Additionally, Free State Fest’s weekend activities coincided with Haskell’s Keeping Legends Alive, commemorating the dedication of Haskell’s World War I memorial, the first to honor Native troops who served in that conflict. Given the importance of powwow culture in director/producer Elizabeth Castle’s film about activist Madonna Thunder Hawk, Warrior Women, it’s only appropriate that it screened right before a celebration of what was arguably the progenitor of the intertribal powwow culture, which still continues today.

To go back to Monday, the first night of the festival, the organizers connected the opening events with Hispanic Heritage Month, which started on September 15. The first event was a screening of Agave: Spirit of a Nation, from Matt Riggieri and Nick Kovacic, a film which explores the connection of Mexico’s Jalisco and Oaxaca regions to the growing of agave and distillation of mezcal and tequila. The connection of those who grow the agave and distill it into spirits to the land and people is powerful stuff, but the real focus here is on family, and how many of the distillers are part of families which have been doing this for generations.

It’s less a documentary, and more of a portrait of a people, although the filmmakers do a solid job of making sure that the film focuses on how global climate change and the monoculture of the blue agave has affected things, in addition to the global demand for tequila changing how some of the larger producers’ make their product. None of the family distillers make what’s referred to as “mixto,” which is when sugarcane is added to the agave to make it stretch, even if it means not being able to grow as much as they’d like.

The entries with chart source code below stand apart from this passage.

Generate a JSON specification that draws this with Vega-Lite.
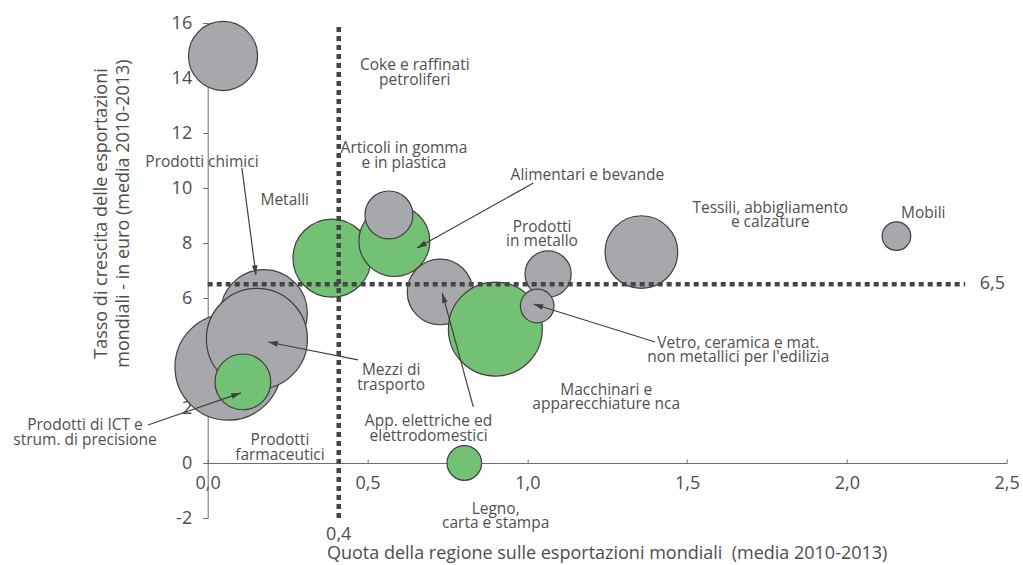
{
  "$schema": "https://vega.github.io/schema/vega-lite/v6.json",
  "width": 799,
  "height": 495,
  "autosize": {"type": "none"},
  "padding": {"left": 207.7, "top": 23, "right": 16.3, "bottom": 47},
  "config": {
    "view": {"stroke": null},
    "font": "Open Sans",
    "axis": {
      "grid": false,
      "domainColor": "#6e6e6e",
      "tickColor": "#6e6e6e",
      "labelColor": "#4d4d4d",
      "titleColor": "#4d4d4d",
      "labelFont": "Open Sans",
      "titleFont": "Open Sans",
      "labelFontSize": 18,
      "titleFontSize": 18,
      "titleFontWeight": "normal",
      "labelFlush": false,
      "labelOverlap": false
    }
  },
  "datasets": {
    "settori": [
      {"settore": "Prodotti farmaceutici", "quota": 0.064, "crescita": 3.49, "peso": 36.0, "evidenza": "no"},
      {"settore": "Prodotti chimici", "quota": 0.176, "crescita": 5.45, "peso": 24.0, "evidenza": "no"},
      {"settore": "Mezzi di trasporto", "quota": 0.154, "crescita": 4.51, "peso": 32.5, "evidenza": "no"},
      {"settore": "Prodotti di ICT e strum. di precisione", "quota": 0.11, "crescita": 2.95, "peso": 9.9, "evidenza": "sì"},
      {"settore": "Metalli", "quota": 0.389, "crescita": 7.45, "peso": 19.4, "evidenza": "sì"},
      {"settore": "Alimentari e bevande", "quota": 0.584, "crescita": 8.07, "peso": 16.0, "evidenza": "sì"},
      {"settore": "Articoli in gomma e in plastica", "quota": 0.567, "crescita": 9.02, "peso": 7.3, "evidenza": "no"},
      {"settore": "App. elettriche ed elettrodomestici", "quota": 0.727, "crescita": 6.22, "peso": 13.7, "evidenza": "no"},
      {"settore": "Macchinari e apparecchiature nca", "quota": 0.9, "crescita": 4.87, "peso": 28.1, "evidenza": "sì"},
      {"settore": "Prodotti in metallo", "quota": 1.065, "crescita": 6.87, "peso": 6.8, "evidenza": "no"},
      {"settore": "Vetro, ceramica e mat. non metallici per l'edilizia", "quota": 1.031, "crescita": 5.71, "peso": 3.6, "evidenza": "no"},
      {"settore": "Tessili, abbigliamento e calzature", "quota": 1.357, "crescita": 7.67, "peso": 16.8, "evidenza": "no"},
      {"settore": "Mobili", "quota": 2.155, "crescita": 8.25, "peso": 2.6, "evidenza": "no"},
      {"settore": "Legno, carta e stampa", "quota": 0.803, "crescita": 0.0, "peso": 3.8, "evidenza": "sì"},
      {"settore": "Coke e raffinati petroliferi", "quota": 0.048, "crescita": 14.8, "peso": 15.2, "evidenza": "no"}
    ],
    "riferimenti": [
      {"quota": 0.41, "crescita": -2, "quota2": 0.41, "crescita2": 16},
      {"quota": 0, "crescita": 6.5, "quota2": 2.37, "crescita2": 6.5}
    ],
    "frecce": [
      {"quota": 0.151, "crescita": 6.84, "quota2": 0.107, "crescita2": 10.73, "angolo": 172.5},
      {"quota": 0.655, "crescita": 7.82, "quota2": 1.019, "crescita2": 10.18, "angolo": 240.7},
      {"quota": 0.189, "crescita": 4.40, "quota2": 0.47, "crescita2": 3.75, "angolo": 281.3},
      {"quota": 0.104, "crescita": 2.55, "quota2": -0.187, "crescita2": 1.38, "angolo": 71.0},
      {"quota": 0.734, "crescita": 6.18, "quota2": 0.831, "crescita2": 2.04, "angolo": 344.8},
      {"quota": 1.019, "crescita": 5.78, "quota2": 1.4, "crescita2": 4.4, "angolo": 287.3}
    ],
    "etichette": [
      {"testo": "Coke e raffinati\npetroliferi", "quota": 0.648, "crescita": 14.47},
      {"testo": "Articoli in gomma\ne in plastica", "quota": 0.614, "crescita": 11.44},
      {"testo": "Prodotti chimici", "quota": -0.018, "crescita": 10.95},
      {"testo": "Metalli", "quota": 0.241, "crescita": 9.56},
      {"testo": "Alimentari e bevande", "quota": 1.188, "crescita": 10.47},
      {"testo": "Prodotti\nin metallo", "quota": 1.046, "crescita": 8.6},
      {"testo": "Tessili, abbigliamento\ne calzature", "quota": 1.76, "crescita": 9.29},
      {"testo": "Mobili", "quota": 2.239, "crescita": 9.1},
      {"testo": "Vetro, ceramica e mat.\nnon metallici per l'edilizia", "quota": 1.66, "crescita": 4.38},
      {"testo": "Macchinari e\napparecchiature nca", "quota": 1.247, "crescita": 2.67},
      {"testo": "Mezzi di\ntrasporto", "quota": 0.574, "crescita": 3.38},
      {"testo": "App. elettriche ed\nelettrodomestici", "quota": 0.691, "crescita": 1.51},
      {"testo": "Prodotti di ICT e\nstrum. di precisione", "quota": -0.384, "crescita": 1.38},
      {"testo": "Prodotti\nfarmaceutici", "quota": 0.226, "crescita": 0.82},
      {"testo": "Legno,\ncarta e stampa", "quota": 0.901, "crescita": -1.67}
    ],
    "valori": [
      {"testo": "6,5", "quota": 2.455, "crescita": 6.5},
      {"testo": "0,4", "quota": 0.41, "crescita": -2.6}
    ]
  },
  "encoding": {
    "x": {
      "field": "quota",
      "type": "quantitative",
      "scale": {"domain": [0, 2.5], "nice": false, "zero": false},
      "axis": {
        "offset": -55,
        "values": [0, 0.5, 1, 1.5, 2, 2.5],
        "labelExpr": "replace(format(datum.value, '.1f'), '.', ',')",
        "tickSize": -4,
        "labelPadding": 15,
        "title": "Quota della regione sulle esportazioni mondiali\u00a0 (media 2010-2013)",
        "titleX": 399,
        "titleY": 90,
        "titleBaseline": "middle",
        "titleAlign": "center"
      }
    },
    "y": {
      "field": "crescita",
      "type": "quantitative",
      "scale": {"domain": [-2, 16], "nice": false, "zero": false},
      "axis": {
        "values": [-2, 0, 2, 4, 6, 8, 10, 12, 14, 16],
        "labelExpr": "toString(datum.value)",
        "tickSize": 5,
        "labelPadding": 11,
        "title": ["Tasso di crescita delle esportazioni", "mondiali - in euro (media 2010-2013)"],
        "titleAngle": -90,
        "titleX": -106,
        "titleY": 190,
        "titleBaseline": "middle",
        "titleAlign": "center",
        "titleLineHeight": 22
      }
    }
  },
  "layer": [
    {
      "data": {"name": "settori"},
      "mark": {"type": "circle", "opacity": 1, "stroke": "#3f3f3f", "strokeWidth": 1.2},
      "encoding": {
        "size": {"field": "peso", "type": "quantitative", "scale": {"type": "linear", "domain": [0, 100], "range": [0, 31416]}, "legend": null},
        "color": {"field": "evidenza", "type": "nominal", "scale": {"domain": ["no", "sì"], "range": ["#a7a8ab", "#73c174"]}, "legend": null}
      }
    },
    {
      "data": {"name": "riferimenti"},
      "mark": {"type": "rule", "color": "#454545", "strokeWidth": 4.5, "strokeDash": [5, 4]},
      "encoding": {
        "x2": {"field": "quota2"},
        "y2": {"field": "crescita2"}
      }
    },
    {
      "data": {"name": "frecce"},
      "mark": {"type": "rule", "color": "#3f3f3f", "strokeWidth": 1.2},
      "encoding": {
        "x2": {"field": "quota2"},
        "y2": {"field": "crescita2"}
      }
    },
    {
      "data": {"name": "frecce"},
      "mark": {"type": "point", "shape": "M0,0L0.5,1.7L-0.5,1.7Z", "filled": true, "color": "#3f3f3f", "opacity": 1, "size": 130, "strokeWidth": 0},
      "encoding": {
        "angle": {"field": "angolo", "type": "quantitative", "scale": null}
      }
    },
    {
      "data": {"name": "etichette"},
      "mark": {"type": "text", "font": "Open Sans", "fontSize": 15.5, "color": "#505050", "lineBreak": "\n", "lineHeight": 14.5, "align": "center", "baseline": "middle"},
      "encoding": {
        "text": {"field": "testo", "type": "nominal"}
      }
    },
    {
      "data": {"name": "valori"},
      "mark": {"type": "text", "font": "Open Sans", "fontSize": 18, "color": "#4d4d4d", "align": "center", "baseline": "middle"},
      "encoding": {
        "text": {"field": "testo", "type": "nominal"}
      }
    }
  ]
}
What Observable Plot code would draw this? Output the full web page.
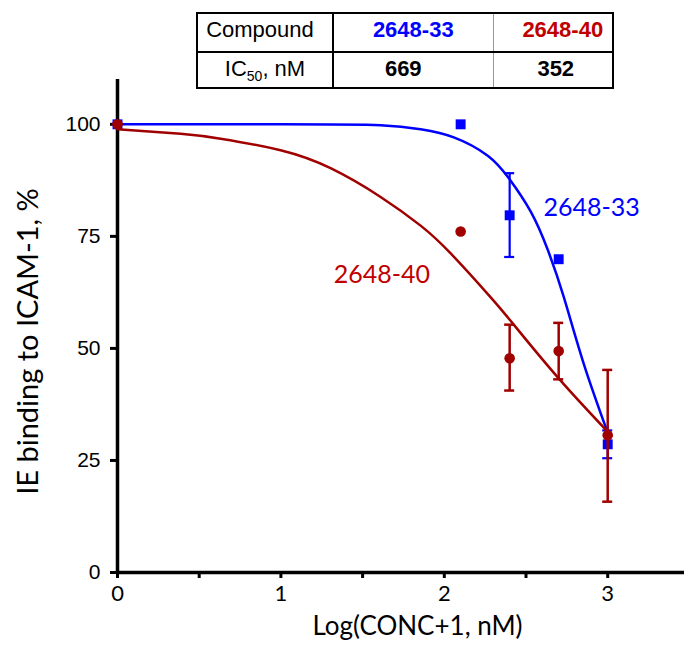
<!DOCTYPE html>
<html><head><meta charset="utf-8">
<script src="https://cdn.jsdelivr.net/npm/d3@7"></script>
<script src="https://cdn.jsdelivr.net/npm/@observablehq/plot@0.6"></script>
<style>
body{margin:0;background:#fff;}
#wrap{position:relative;width:684px;height:645px;overflow:hidden;}
#tbl{position:absolute;left:196px;top:12px;border-collapse:collapse;table-layout:fixed;
  font-family:"Liberation Sans",Arial,sans-serif;font-size:22px;border:2px solid #000;background:#fff;}
#tbl td{padding:0;text-align:center;vertical-align:middle;overflow:visible;white-space:nowrap;line-height:24px;}
#tbl tr.r1 td{height:32px;border-bottom:2px solid #000;padding-bottom:5px;}
#tbl tr.r2 td{height:31px;padding-bottom:3px;}
#tbl td.c1{border-right:2px solid #000;}
#tbl td.c2{border-right:1px solid #999;}
#tbl td b{font-weight:bold;}
</style></head>
<body><div id="wrap"></div>
<script>
// ---- data ----
const conc = [0, 2.1, 2.4, 2.7, 3.0];                 // Log(CONC+1, nM)
const blueMean = [100, 100, 79.7, 69.9, 28.6];        // 2648-33
const blueLo   = [null, null, 70.4, null, 25.5];
const blueHi   = [null, null, 89.1, null, 31.7];
const redMean  = [100, 76.1, 47.8, 49.4, 30.6];       // 2648-40
const redLo    = [null, null, 40.6, 43.1, 15.8];
const redHi    = [null, null, 55.3, 55.7, 45.2];

// fitted curves
const blueCurveX = [0, 1.0, 1.61, 1.855, 2.058, 2.266, 2.394, 2.529, 2.633, 2.731, 2.854, 3.0];
const blueCurveY = [100, 100, 99.8, 98.9, 97.1, 93.0, 88.0, 80.5, 72.0, 61.5, 46.5, 31.2];
const redCurveX  = [0, 0.386, 0.631, 0.998, 1.304, 1.61, 1.855, 2.039, 2.284, 2.425, 2.70, 3.0];
const redCurveY  = [98.9, 97.9, 96.8, 94.2, 90.2, 83.8, 77.4, 71.2, 61.4, 55.3, 43.3, 31.4];

const yTicks = [0, 25, 50, 75, 100];
const xTicks = [0, 0.5, 1, 1.5, 2, 2.5, 3];
const xTickLabels = ["0", "", "1", "", "2", "", "3"];

const seriesNames = ["2648-33", "2648-40"];
const seriesLabelX = [2.607, 1.323];
const seriesLabelY = [79.5, 64.5];
const ic50 = ["669", "352"];
const tableHead = "Compound";

const xTitle = "Log(CONC+1, nM)";
const yTitle = "IE binding to ICAM-1, %";

const blue = "#0000ff", red = "#a00000", redText = "#c00000";

// ---- build tables ----
const pts = conc.map((x, i) => ({x, b: blueMean[i], bl: blueLo[i], bh: blueHi[i], r: redMean[i], rl: redLo[i], rh: redHi[i]}));
const blueErr = pts.filter(d => d.bl != null);
const redErr = pts.filter(d => d.rl != null);
const blueCurve = blueCurveX.map((x, i) => ({x, y: blueCurveY[i]}));
const redCurve = redCurveX.map((x, i) => ({x, y: redCurveY[i]}));
const lab = i => [{x: seriesLabelX[i], y: seriesLabelY[i], t: seriesNames[i]}];

const chart = Plot.plot({
  width: 684, height: 645,
  marginLeft: 117, marginRight: 0, marginTop: 79, marginBottom: 73,
  style: {fontFamily: "Liberation Sans, Arial, sans-serif", background: "#fff", color: "#000"},
  x: {domain: [0, 3.47], label: null},
  y: {domain: [0, 110], label: null},
  marks: [
    Plot.axisY(yTicks, {tickSize: 7, tickPadding: 10, strokeWidth: 3, fontSize: 21, label: null, fill: "#000"}),
    Plot.axisX(xTicks, {tickSize: 6, tickPadding: 7, strokeWidth: 3, fontSize: 22, fontFamily: "Lato", label: null, fill: "#000",
      tickFormat: d => xTickLabels[xTicks.indexOf(d)]}),
    Plot.ruleY([0], {strokeWidth: 3.5}),
    Plot.ruleX([0], {strokeWidth: 3.5}),
    // 2648-33
    Plot.line(blueCurve, {x: "x", y: "y", stroke: blue, strokeWidth: 2.5, curve: "natural"}),
    Plot.ruleX(blueErr, {x: "x", y1: "bl", y2: "bh", stroke: blue, strokeWidth: 2.2}),
    Plot.ruleY(blueErr, {x1: "x", x2: "x", y: "bl", insetLeft: -5, insetRight: -5, stroke: blue, strokeWidth: 2.2}),
    Plot.ruleY(blueErr, {x1: "x", x2: "x", y: "bh", insetLeft: -5, insetRight: -5, stroke: blue, strokeWidth: 2.2}),
    Plot.dot(pts, {x: "x", y: "b", symbol: "square", r: 5.6, fill: blue}),
    // 2648-40
    Plot.line(redCurve, {x: "x", y: "y", stroke: red, strokeWidth: 2.5, curve: "natural"}),
    Plot.ruleX(redErr, {x: "x", y1: "rl", y2: "rh", stroke: red, strokeWidth: 2.5}),
    Plot.ruleY(redErr, {x1: "x", x2: "x", y: "rl", insetLeft: -5, insetRight: -5, stroke: red, strokeWidth: 2.5}),
    Plot.ruleY(redErr, {x1: "x", x2: "x", y: "rh", insetLeft: -5, insetRight: -5, stroke: red, strokeWidth: 2.5}),
    Plot.dot(pts, {x: "x", y: "r", r: 5.3, fill: red}),
    // series labels
    Plot.text(lab(0), {x: "x", y: "y", text: "t", fill: blue, textAnchor: "start", lineAnchor: "bottom", fontSize: 25, fontFamily: "Lato"}),
    Plot.text(lab(1), {x: "x", y: "y", text: "t", fill: redText, textAnchor: "start", lineAnchor: "bottom", fontSize: 25, fontFamily: "Lato"}),
    // axis titles
    Plot.text([yTitle], {frameAnchor: "left", textAnchor: "middle", rotate: -90, dx: -89, dy: 15.5, fontSize: 29, fontFamily: "Lato", fill: "#000"}),
    Plot.text([xTitle], {frameAnchor: "bottom", textAnchor: "middle", dx: 16.5, dy: 62, lineAnchor: "bottom", fontSize: 26, fontFamily: "Lato", fill: "#000"})
  ]
});

const wrap = document.getElementById("wrap");
wrap.appendChild(chart);

// ---- IC50 table ----
const tbl = document.createElement("table");
tbl.id = "tbl";
tbl.innerHTML =
  `<colgroup><col style="width:136px"><col style="width:160px"><col style="width:120px"></colgroup>` +
  `<tr class="r1"><td class="c1" style="padding-right:10px">${tableHead}</td>` +
  `<td class="c2"><b style="color:${blue}">${seriesNames[0]}</b></td>` +
  `<td style="padding-left:20px"><b style="color:${redText}">${seriesNames[1]}</b></td></tr>` +
  `<tr class="r2"><td class="c1">IC<sub style="font-size:14px;line-height:0">50</sub>, nM</td>` +
  `<td class="c2" style="padding-right:20px"><b>${ic50[0]}</b></td>` +
  `<td style="padding-left:6px"><b>${ic50[1]}</b></td></tr>`;
wrap.appendChild(tbl);
</script>
</body></html>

The identity of the people in Agave, how much family means to them, and how mezcal is something which some think should be considered a cultural product tied to a specific region  — much like champagne — led nicely into points made by Monday night’s speaker a couple of hours later.

Courtesy facebook.com/freestatefestival

That speaker was activist, author, and half of one of the most iconic comedic duos of all time, Mr. Cheech Marin. Marin was there to speak about Chicano art, and the massive collection he’s amassed over the last 40 or so years. Listening to the man speak, it was a combination of art lecture and improvised comedy performance.

Not five minutes into his remarks, someone yelled out “Órale!” and without missing a beat, Marin quipped, “Hour late? I thought we started on time?” And so it went for the remainder of the evening: there’d be insightful artistic analysis, wherein he explained how comparing Chicano artists to commonly accepted masters, like Modigliani, resulted in quite a few “Oh, yeah … now I get it” remarks from otherwise intractable curators, and then he’d be joking about a baby crying in the audience.

It kept the evening brisk and entertaining, but Marin’s point was this: Chicano art is American art, and just as deserving of consideration as any Caucasian artwork hanging in a gallery or museum. If nothing else, given that Chicano and Latinx people are becoming less minority and more majority, this is artwork that has strong meaning and cultural relevance to more and more Americans; as Marin pointed out a couple of times, half-joking and half-serious: “We come in peace, and we have you surrounded.”

Seriously, though, Vincent Valdez’s 2001 painting “Kill the Pachuco Bastard!” might be vividly violent and unflinching, but how is it any less appropriate for a place where school children might venture for a field trip than any number of museums displaying some variation on the Rape of the Sabine Women? “Oh, yeah …” as one of Marin’s curators might say.

Tuesday night was an author talk, and I missed it to watch screeners for films I was going to miss because of other things. Plus, I was unfamiliar with the author’s work, and it’s weird listening to someone speak for an hour plus when I’ve not read a single thing they’ve written. Anyhow, that meant I was able to watch Wednesday’s early screening, Warrior Women, back-to-back with the Friday night film, Mankiller.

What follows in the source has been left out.